Input records
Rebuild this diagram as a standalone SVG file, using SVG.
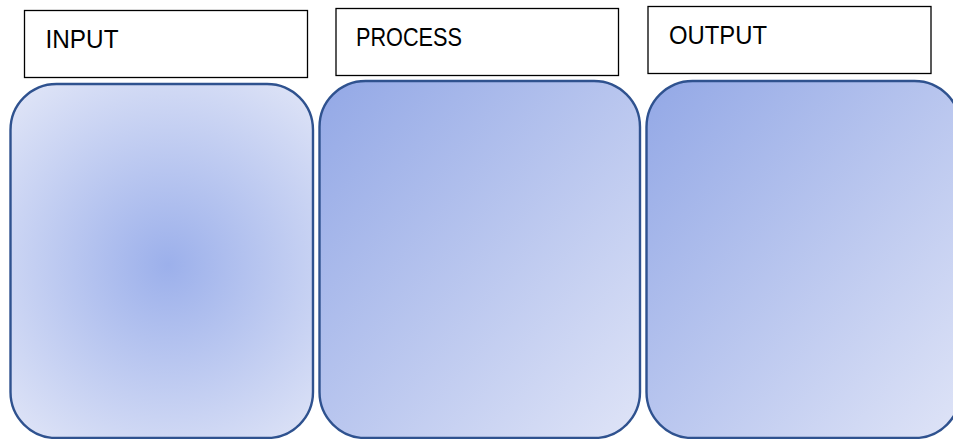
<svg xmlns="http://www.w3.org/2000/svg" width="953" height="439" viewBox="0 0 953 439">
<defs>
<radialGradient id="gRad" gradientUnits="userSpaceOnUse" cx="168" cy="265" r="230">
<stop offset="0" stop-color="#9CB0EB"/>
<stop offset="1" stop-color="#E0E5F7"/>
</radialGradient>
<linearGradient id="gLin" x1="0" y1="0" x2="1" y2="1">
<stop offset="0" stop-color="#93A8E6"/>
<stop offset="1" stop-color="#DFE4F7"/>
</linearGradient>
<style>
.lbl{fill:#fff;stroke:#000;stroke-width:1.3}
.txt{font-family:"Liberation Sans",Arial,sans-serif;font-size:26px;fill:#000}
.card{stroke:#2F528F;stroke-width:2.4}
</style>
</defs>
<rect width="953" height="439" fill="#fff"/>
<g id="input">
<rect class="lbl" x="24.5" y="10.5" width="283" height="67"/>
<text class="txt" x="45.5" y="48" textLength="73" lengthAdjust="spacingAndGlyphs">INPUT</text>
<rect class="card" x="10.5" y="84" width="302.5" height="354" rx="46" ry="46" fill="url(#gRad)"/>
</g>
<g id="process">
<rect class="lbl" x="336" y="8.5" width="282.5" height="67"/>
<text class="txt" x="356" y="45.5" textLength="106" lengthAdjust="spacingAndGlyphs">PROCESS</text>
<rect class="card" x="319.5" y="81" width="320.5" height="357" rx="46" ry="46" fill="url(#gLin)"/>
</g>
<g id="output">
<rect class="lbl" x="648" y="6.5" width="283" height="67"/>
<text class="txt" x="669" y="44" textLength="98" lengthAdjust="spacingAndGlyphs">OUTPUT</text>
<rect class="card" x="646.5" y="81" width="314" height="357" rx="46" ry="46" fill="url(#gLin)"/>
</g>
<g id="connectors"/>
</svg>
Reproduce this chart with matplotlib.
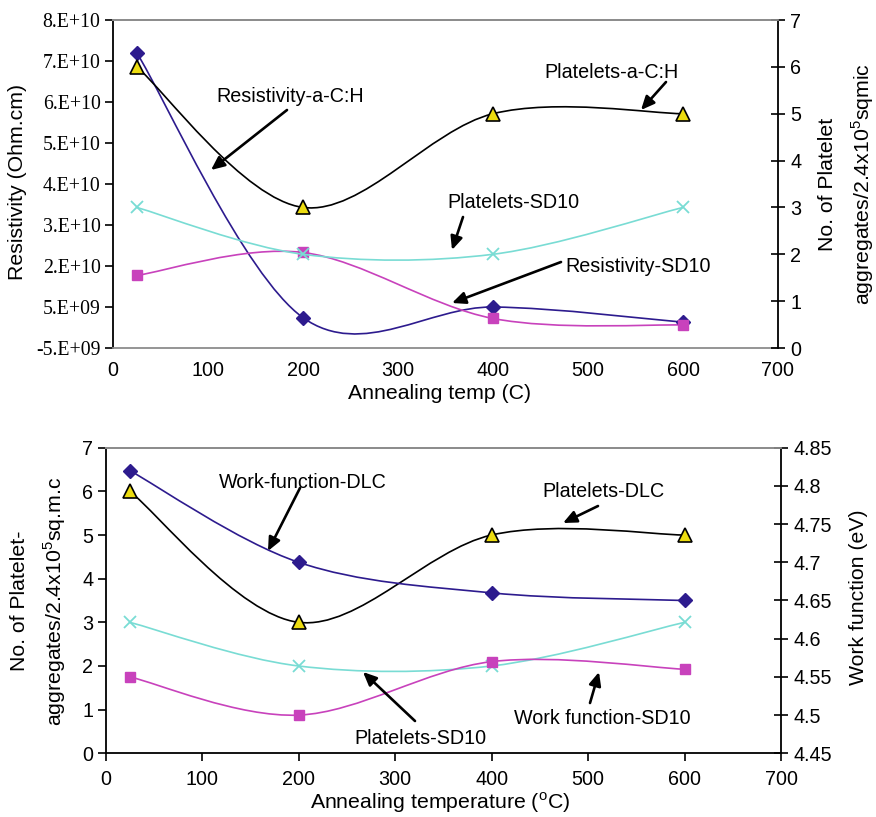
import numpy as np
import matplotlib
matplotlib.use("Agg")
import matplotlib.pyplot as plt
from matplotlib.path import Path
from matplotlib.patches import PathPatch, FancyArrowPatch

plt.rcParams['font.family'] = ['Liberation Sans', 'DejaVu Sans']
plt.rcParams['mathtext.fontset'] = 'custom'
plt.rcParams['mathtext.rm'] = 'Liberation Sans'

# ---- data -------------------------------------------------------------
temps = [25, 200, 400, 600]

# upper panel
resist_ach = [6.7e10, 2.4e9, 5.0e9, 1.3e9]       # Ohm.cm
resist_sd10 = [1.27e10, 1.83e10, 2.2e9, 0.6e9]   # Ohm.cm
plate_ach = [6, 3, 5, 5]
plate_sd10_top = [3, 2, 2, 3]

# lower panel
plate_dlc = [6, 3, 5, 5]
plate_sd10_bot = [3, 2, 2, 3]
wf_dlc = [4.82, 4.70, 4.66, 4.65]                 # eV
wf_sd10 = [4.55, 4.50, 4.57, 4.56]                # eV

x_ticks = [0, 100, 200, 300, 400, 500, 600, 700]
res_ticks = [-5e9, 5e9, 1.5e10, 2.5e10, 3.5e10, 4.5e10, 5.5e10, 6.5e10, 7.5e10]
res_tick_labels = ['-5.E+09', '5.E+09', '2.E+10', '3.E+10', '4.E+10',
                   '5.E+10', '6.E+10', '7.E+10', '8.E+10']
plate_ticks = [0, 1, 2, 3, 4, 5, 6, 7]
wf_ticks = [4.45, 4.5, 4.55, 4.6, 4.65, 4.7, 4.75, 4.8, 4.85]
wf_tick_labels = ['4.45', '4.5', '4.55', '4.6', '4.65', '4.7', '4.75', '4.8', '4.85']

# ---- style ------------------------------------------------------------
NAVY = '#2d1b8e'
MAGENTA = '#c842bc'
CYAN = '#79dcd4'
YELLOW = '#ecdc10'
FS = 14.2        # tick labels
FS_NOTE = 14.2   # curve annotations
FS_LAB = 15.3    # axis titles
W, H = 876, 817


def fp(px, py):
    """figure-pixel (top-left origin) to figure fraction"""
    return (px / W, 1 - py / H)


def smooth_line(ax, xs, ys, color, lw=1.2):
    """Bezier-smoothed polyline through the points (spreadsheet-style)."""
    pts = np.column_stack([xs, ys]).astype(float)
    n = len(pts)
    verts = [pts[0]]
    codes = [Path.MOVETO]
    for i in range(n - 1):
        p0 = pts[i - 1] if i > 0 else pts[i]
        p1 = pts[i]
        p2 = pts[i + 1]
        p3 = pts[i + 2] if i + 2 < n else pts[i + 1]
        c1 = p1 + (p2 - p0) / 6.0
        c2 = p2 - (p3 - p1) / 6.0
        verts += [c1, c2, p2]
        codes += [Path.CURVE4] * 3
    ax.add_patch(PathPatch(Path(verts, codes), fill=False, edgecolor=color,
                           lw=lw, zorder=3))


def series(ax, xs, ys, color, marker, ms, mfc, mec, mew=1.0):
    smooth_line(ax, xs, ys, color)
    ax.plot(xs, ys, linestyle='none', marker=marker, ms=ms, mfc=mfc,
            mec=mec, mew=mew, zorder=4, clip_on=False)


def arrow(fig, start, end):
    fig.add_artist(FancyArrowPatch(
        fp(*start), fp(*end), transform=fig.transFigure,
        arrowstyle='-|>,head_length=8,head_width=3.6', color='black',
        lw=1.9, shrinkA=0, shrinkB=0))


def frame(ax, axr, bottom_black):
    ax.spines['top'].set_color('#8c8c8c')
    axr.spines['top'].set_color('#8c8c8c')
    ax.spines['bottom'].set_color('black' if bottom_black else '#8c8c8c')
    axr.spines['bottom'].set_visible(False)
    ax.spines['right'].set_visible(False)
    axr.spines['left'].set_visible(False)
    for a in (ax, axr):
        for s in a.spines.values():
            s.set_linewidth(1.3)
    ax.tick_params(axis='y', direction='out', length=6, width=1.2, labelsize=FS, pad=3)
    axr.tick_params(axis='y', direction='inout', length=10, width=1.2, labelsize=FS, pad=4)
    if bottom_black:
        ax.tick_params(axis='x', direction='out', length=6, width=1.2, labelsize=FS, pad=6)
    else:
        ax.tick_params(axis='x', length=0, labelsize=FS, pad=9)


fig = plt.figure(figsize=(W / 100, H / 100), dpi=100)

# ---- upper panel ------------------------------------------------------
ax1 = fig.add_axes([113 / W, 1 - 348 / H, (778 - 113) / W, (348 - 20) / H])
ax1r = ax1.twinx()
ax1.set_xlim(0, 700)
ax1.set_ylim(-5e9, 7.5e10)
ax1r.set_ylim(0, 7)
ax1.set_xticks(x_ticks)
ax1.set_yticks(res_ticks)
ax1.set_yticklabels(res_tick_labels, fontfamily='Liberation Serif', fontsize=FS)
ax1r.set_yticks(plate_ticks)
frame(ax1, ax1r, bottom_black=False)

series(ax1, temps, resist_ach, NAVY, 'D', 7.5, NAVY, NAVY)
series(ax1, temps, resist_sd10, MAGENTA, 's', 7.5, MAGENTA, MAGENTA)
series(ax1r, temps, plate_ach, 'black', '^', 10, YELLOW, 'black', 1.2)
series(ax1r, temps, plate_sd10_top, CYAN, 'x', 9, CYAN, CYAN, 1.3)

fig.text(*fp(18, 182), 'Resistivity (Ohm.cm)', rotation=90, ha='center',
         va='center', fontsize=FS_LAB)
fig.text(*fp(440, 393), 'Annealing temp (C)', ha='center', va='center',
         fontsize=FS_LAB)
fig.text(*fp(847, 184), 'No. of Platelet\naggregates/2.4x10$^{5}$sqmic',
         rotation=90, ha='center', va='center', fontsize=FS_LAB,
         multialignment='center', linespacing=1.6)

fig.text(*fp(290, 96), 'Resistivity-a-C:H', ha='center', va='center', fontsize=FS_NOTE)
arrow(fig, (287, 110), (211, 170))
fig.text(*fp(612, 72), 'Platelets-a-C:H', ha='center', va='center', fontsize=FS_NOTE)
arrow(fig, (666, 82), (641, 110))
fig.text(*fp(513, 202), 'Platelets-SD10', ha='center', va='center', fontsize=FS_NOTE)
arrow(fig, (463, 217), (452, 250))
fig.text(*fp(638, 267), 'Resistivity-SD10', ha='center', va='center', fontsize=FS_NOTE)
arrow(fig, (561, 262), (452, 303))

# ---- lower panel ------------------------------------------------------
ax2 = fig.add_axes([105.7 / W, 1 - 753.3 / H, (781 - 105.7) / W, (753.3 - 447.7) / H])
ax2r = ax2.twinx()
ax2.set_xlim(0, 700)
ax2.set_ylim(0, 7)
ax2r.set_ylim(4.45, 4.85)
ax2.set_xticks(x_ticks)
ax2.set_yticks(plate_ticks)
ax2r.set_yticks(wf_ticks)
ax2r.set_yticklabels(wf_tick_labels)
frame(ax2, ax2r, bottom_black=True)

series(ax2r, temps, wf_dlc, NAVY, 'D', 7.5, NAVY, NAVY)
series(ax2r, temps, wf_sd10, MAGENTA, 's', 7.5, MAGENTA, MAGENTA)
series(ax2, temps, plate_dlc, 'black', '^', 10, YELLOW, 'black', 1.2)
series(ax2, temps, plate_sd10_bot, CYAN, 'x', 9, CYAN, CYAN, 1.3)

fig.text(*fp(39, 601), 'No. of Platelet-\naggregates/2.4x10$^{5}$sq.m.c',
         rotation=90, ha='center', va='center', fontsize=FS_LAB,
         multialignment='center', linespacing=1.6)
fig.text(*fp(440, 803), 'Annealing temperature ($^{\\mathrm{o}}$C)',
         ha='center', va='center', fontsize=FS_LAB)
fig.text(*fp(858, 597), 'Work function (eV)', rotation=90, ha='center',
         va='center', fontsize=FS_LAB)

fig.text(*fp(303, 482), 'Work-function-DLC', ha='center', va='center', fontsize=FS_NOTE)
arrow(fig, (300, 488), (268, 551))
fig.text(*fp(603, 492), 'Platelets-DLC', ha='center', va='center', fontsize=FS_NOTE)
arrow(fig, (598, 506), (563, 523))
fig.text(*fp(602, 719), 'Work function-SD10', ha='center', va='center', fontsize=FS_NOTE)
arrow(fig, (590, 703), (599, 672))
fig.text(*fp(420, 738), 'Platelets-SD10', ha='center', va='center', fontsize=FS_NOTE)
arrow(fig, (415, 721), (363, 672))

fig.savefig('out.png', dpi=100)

Directions for this task
Give again, word for word, the lines from the one that contains "Reproduce this chart with matplotlib." to the one that contains "temps = [25, 200, 400, 600]", both included. Omit the pictures.

Result of this exercise
Reproduce this chart with matplotlib.
import numpy as np
import matplotlib
matplotlib.use("Agg")
import matplotlib.pyplot as plt
from matplotlib.path import Path
from matplotlib.patches import PathPatch, FancyArrowPatch

plt.rcParams['font.family'] = ['Liberation Sans', 'DejaVu Sans']
plt.rcParams['mathtext.fontset'] = 'custom'
plt.rcParams['mathtext.rm'] = 'Liberation Sans'

# ---- data -------------------------------------------------------------
temps = [25, 200, 400, 600]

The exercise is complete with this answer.